Nous sommes attentifs à ce qu’ils acquièrent un bon équilibre dans leur vie affective, sociale, et une compétence professionnelle. Les thèmes des week-ends proposés en sont l’illustration : le travail professionnel, le célibat et la vie affective, l’engagement, le don de sa vie, l’Église, la prière, etc. Les questions sont souvent abordées sous des angles différents, avec plusieurs témoins, – pas tous de la Mission de France d’ailleurs – et souvent avec l’apport de prêtres de générations variées.

Un jeune en fin de cheminement écrit : « L’école du quotidien, les mêmes difficultés que tous, cela responsabilise, cela fait mûrir. Il est avantageux d’avoir expérimenté qu’on “est bien” quelque part, qu’on aime ce qu’on fait, pour pouvoir si on le veut ensuite librement y renoncer : position sociale, reconnaissance, salaire et niveau de vie, etc. »

Nous observons ainsi chez certains jeunes une adéquation entre un appel, qu’ils ont senti en profondeur, et un visage inattendu de prêtre. D’où pour nous l’importance d’aider les jeunes à creuser la question de leur place dans le monde et de percevoir comment cet appel né dans le monde, peut mûrir. C’est pourquoi nous nous efforçons d’accompagner, sans enfermer, sans dire que le but est « forcément » d’être prêtre, en tous cas en fondant la vocation du prêtre sur la vocation baptismale. Bien sûr, on creusera et approfondira ce qu’est « être prêtre », mais sans enfermer le prêtre dans le seul statut d’homme d’Église.
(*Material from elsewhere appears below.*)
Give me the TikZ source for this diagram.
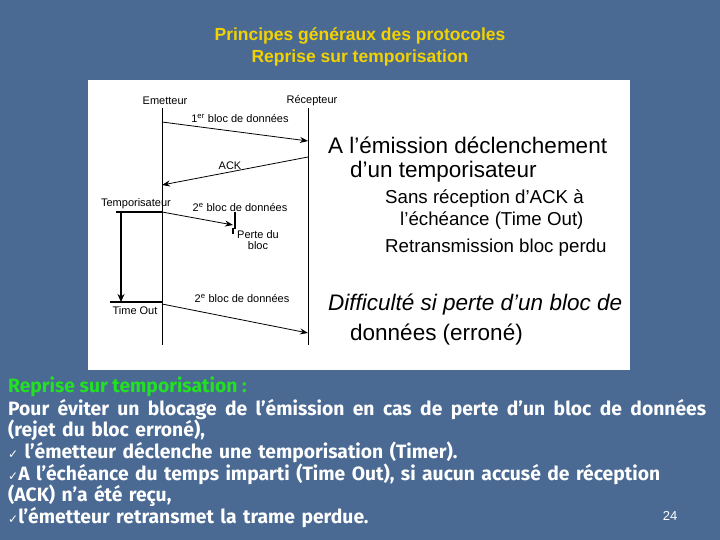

Comme le disait l’évêque de la Mission de France, Mgr Yves Patenôtre, ordonnant récemment un jeune prêtre : « Frédéric, tu n’es pas ordonné d’abord pour être un homme d’Église, mais pour t’engager “plein pot” avec le Christ pour que ceux avec qui tu vas vivre puissent le rencontrer. »

Cela rejoint une phrase du cardinal Suhard : « C’est un bienfait que des prêtres redeviennent des témoins. Beaucoup moins pour convaincre que pour être signe. Etre témoin, ce n’est pas faire de la propagande, ni même faire choc, c’est faire mystère. C’est vivre de telle façon que la vie soit inexplicable si Dieu n’existe pas. »

Dans les groupes de recherche, nous amenons les jeunes à se dire que la façon dont ils voient ou imaginent le ministère de prêtre sera sans doute différente dans les années à venir, du fait de ce monde mouvant. Comme la crise économique et sociale actuelle remet beaucoup de choses en question, ils sentent bien qu’il en est de même pour l’Église. Ils sentent que ce n’est pas en se figeant dans un projet de ministère « bien imaginé » qu’ils pourront donner une réponse à l’appel qu’ils perçoivent. Cela entraîne pour ces jeunes des combats intérieurs difficiles, et des débats serrés entre eux. Mais ils gardent au cœur un élan profond.

Ceux qui choisissent d’entrer au séminaire de la Mission de France savent que durant le premier cycle, avant de passer à un cycle d’études à plein temps, ils continueront à vivre un travail professionnel et un enracinement dans la société. Pour eux, et pour nous, c’est important.

 


1 - Madeleine Delbrêl, La joie de croire, Livre de Vie, p. 242.